High-entropy oxides (HEOs) have emerged as a groundbreaking class of materials in electrocatalysis, offering unparalleled compositional flexibility, synergistic multi-element effects, and exceptional stability. This review comprehensively explores the recent advances in HEOs, focusing on their unique properties, synthesis strategies, and electrocatalytic applications. We delve into the fundamental principles of HEOs, including high-entropy effects, lattice distortion, and cocktail effects, which underpin enhanced catalytic performance. Advanced synthetic methods, such as solid-state, liquid-phase, and gas-phase techniques, were systematically analyzed to customize the morphology, crystallinity, and active sites of hydroxide ions.
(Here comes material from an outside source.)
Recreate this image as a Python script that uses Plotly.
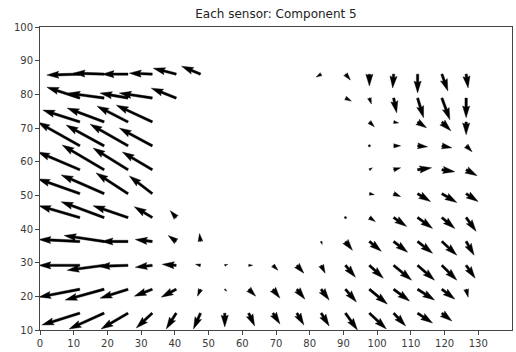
import math
import plotly.graph_objects as go

TITLE = "Each sensor: Component 5"

# Sensor positions: columns west -> east, rows north -> south
SENSOR_X = [11.8, 19.0, 26.1, 33.3, 40.4, 47.6, 54.8, 61.9, 69.1,
            76.2, 83.4, 90.6, 97.7, 104.9, 112.0, 119.2, 126.4]
SENSOR_Y = [86.0, 78.9, 71.8, 64.7, 57.6, 50.5, 43.4, 36.3, 29.2, 22.1, 15.0]

N = None  # no sensor at this grid position

# Component 5 vector field, east (U) and north (V) components, one list per row
U_ROWS = [
    [-33, -31, -26, -23, -23, -19, N, N, N, N, -5, 5, 0, -1, 0, 6, 2],
    [-33, -36, -28, -33, -25, N, N, N, N, N, N, 6, 2, 3, 6, 8, 0],
    [-37, -37, -31, -36, N, N, N, N, N, N, N, N, 5, 5, 9, 9, 0],
    [-42, -38, -38, -33, N, N, N, N, N, N, N, N, 1, 7, 10, 10, 6],
    [-42, -42, -35, -30, N, N, N, N, N, N, N, N, 3, 7, 14, 13, 11],
    [-42, -43, -32, -23, N, N, N, N, N, N, N, N, 5, 7, 13, 15, 12],
    [-41, -43, -35, -18, -6, N, N, N, N, N, N, 1, 6, 13, 15, 13, 10],
    [-41, -40, -27, -17, -8, -1, N, N, N, N, 1, 7, 12, 14, 15, 15, 8],
    [-41, -37, -30, -17, -14, -5, 3, 4, 5, 7, 4, 10, 14, 18, 17, 15, 9],
    [-41, -39, -28, -18, -15, -3, 2, 7, 7, 8, 8, 11, 18, 16, 17, 13, 2],
    [-38, -35, -27, -16, -10, -7, 0, 6, 7, 7, 8, 12, 17, 12, 15, 10, N],
]
V_ROWS = [
    [-1, 1, 0, 1, 6, 8, N, N, N, N, -3, -6, -12, -14, -19, -17, -14],
    [11, 5, 5, 5, 10, N, N, N, N, N, N, -3, -6, -15, -20, -22, -20],
    [12, 14, 16, 17, N, N, N, N, N, N, N, N, -5, -1, -6, -9, -13],
    [24, 21, 22, 18, N, N, N, N, N, N, N, N, 0, 0, -1, -2, -6],
    [18, 25, 22, 18, N, N, N, N, N, N, N, N, 2, 2, 2, -2, -6],
    [15, 19, 21, 18, N, N, N, N, N, N, N, N, -1, -3, -8, -9, -8],
    [12, 16, 12, 11, 7, N, N, N, N, N, N, -1, -4, -9, -11, -11, -14],
    [2, 6, 0, 2, 6, 8, N, N, N, N, -3, -9, -10, -11, -12, -14, -14],
    [0, -5, -1, -2, 1, 1, 1, 0, -5, -8, -8, -12, -13, -15, -15, -15, -13],
    [-8, -11, -9, -7, -8, -7, -2, -7, -9, -10, -11, -13, -15, -12, -11, -10, -8],
    [-12, -16, -16, -15, -16, -16, -14, -13, -11, -12, -13, -17, -16, -13, -10, -8, N],
]

X_TICKS = [0, 10, 20, 30, 40, 50, 60, 70, 80, 90, 100, 110, 120, 130]
Y_TICKS = [10, 20, 30, 40, 50, 60, 70, 80, 90, 100]
X_RANGE = [0, 140]
Y_RANGE = [10, 100]

# Figure geometry
FIG_W, FIG_H = 516, 352
M_L, M_R, M_T, M_B = 40, 3, 27, 18
PX_PER_X = (FIG_W - M_L - M_R) / (X_RANGE[1] - X_RANGE[0])
PX_PER_Y = (FIG_H - M_T - M_B) / (Y_RANGE[1] - Y_RANGE[0])

# Quiver arrow style (in shaft widths, matplotlib-like)
QUIVER_SCALE = 1.0      # pixels per vector unit
SHAFT_W = 2.4           # px
HEAD_W, HEAD_L, HEAD_AL = 3.0, 5.0, 4.5
MIN_SHAFT, MIN_LENGTH = 1.0, 1.0


def arrow_outline(length_px):
    """Arrow polygon in its own frame (x along the vector), in pixels."""
    l = length_px / SHAFT_W
    if l < MIN_LENGTH:
        pts = [(math.cos(t * math.pi / 3) * MIN_LENGTH * 0.5,
                math.sin(t * math.pi / 3) * MIN_LENGTH * 0.5) for t in range(7)]
    else:
        minsh = MIN_SHAFT * HEAD_L
        if l < minsh:
            s = l / minsh
            xs = [0, minsh - HEAD_AL, minsh - HEAD_L, minsh]
            ys = [0.5, 0.5, HEAD_W / 2, 0]
            xs = [v * s for v in xs]
            ys = [v * s for v in ys]
        else:
            xs = [0, l - HEAD_AL, l - HEAD_L, l]
            ys = [0.5, 0.5, HEAD_W / 2, 0]
        order = [0, 1, 2, 3, 2, 1, 0, 0]
        pts = []
        for i, idx in enumerate(order):
            y = ys[idx] if i < 3 or i == 7 else -ys[idx]
            pts.append((xs[idx], y))
    return [(x * SHAFT_W, y * SHAFT_W) for x, y in pts]


px, py = [], []
for j, y0 in enumerate(SENSOR_Y):
    for k, x0 in enumerate(SENSOR_X):
        u, v = U_ROWS[j][k], V_ROWS[j][k]
        if u is None or v is None:
            continue
        ue, vn = u * QUIVER_SCALE, v * QUIVER_SCALE
        length = math.hypot(ue, vn)
        ang = math.atan2(vn, ue)
        ca, sa = math.cos(ang), math.sin(ang)
        for ax_, ay_ in arrow_outline(length):
            ex = ax_ * ca - ay_ * sa
            ny = ax_ * sa + ay_ * ca
            px.append(x0 + ex / PX_PER_X)
            py.append(y0 + ny / PX_PER_Y)
        px.append(None)
        py.append(None)

fig = go.Figure()
fig.add_trace(go.Scatter(
    x=px, y=py, mode="lines", fill="toself",
    fillcolor="black", line=dict(color="black", width=0.4),
    hoverinfo="skip", showlegend=False,
))

axis_common = dict(
    showgrid=False, zeroline=False, showline=True, mirror=True,
    linecolor="#444444", linewidth=1,
    ticks="outside", ticklen=4, tickwidth=1, tickcolor="#444444",
    tickfont=dict(family="DejaVu Sans", size=10, color="#3a3a3a"),
)

fig.update_layout(
    width=FIG_W, height=FIG_H,
    margin=dict(l=M_L, r=M_R, t=M_T, b=M_B, pad=0),
    paper_bgcolor="white", plot_bgcolor="white",
    title=dict(text=TITLE, x=0.5, xref="paper", xanchor="center",
               y=1 - 14 / FIG_H, yref="container", yanchor="middle",
               font=dict(family="DejaVu Sans", size=12, color="#222222")),
    xaxis=dict(range=X_RANGE, tickvals=X_TICKS, **axis_common),
    yaxis=dict(range=Y_RANGE, tickvals=Y_TICKS, **axis_common),
)

fig.write_html("out.html")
Furthermore, we highlight the applications of HEOs in critical electrochemical reactions, including the hydrogen evolution reaction (HER), oxygen evolution reaction (OER), oxygen reduction reaction (ORR), carbon dioxide reduction reaction (CO₂RR), and other emerging catalytic reactions, emphasizing their superior activity and durability over conventional catalysts. Density functional theory (DFT) insights into active site modulation and reaction mechanisms are integrated to bridge experimental observations with theoretical understanding. Finally, we address current challenges and propose future directions for optimizing HEOs. This review aims to inspire innovative strategies for developing next-generation HEO-based electrocatalysts to meet global energy and sustainability demands.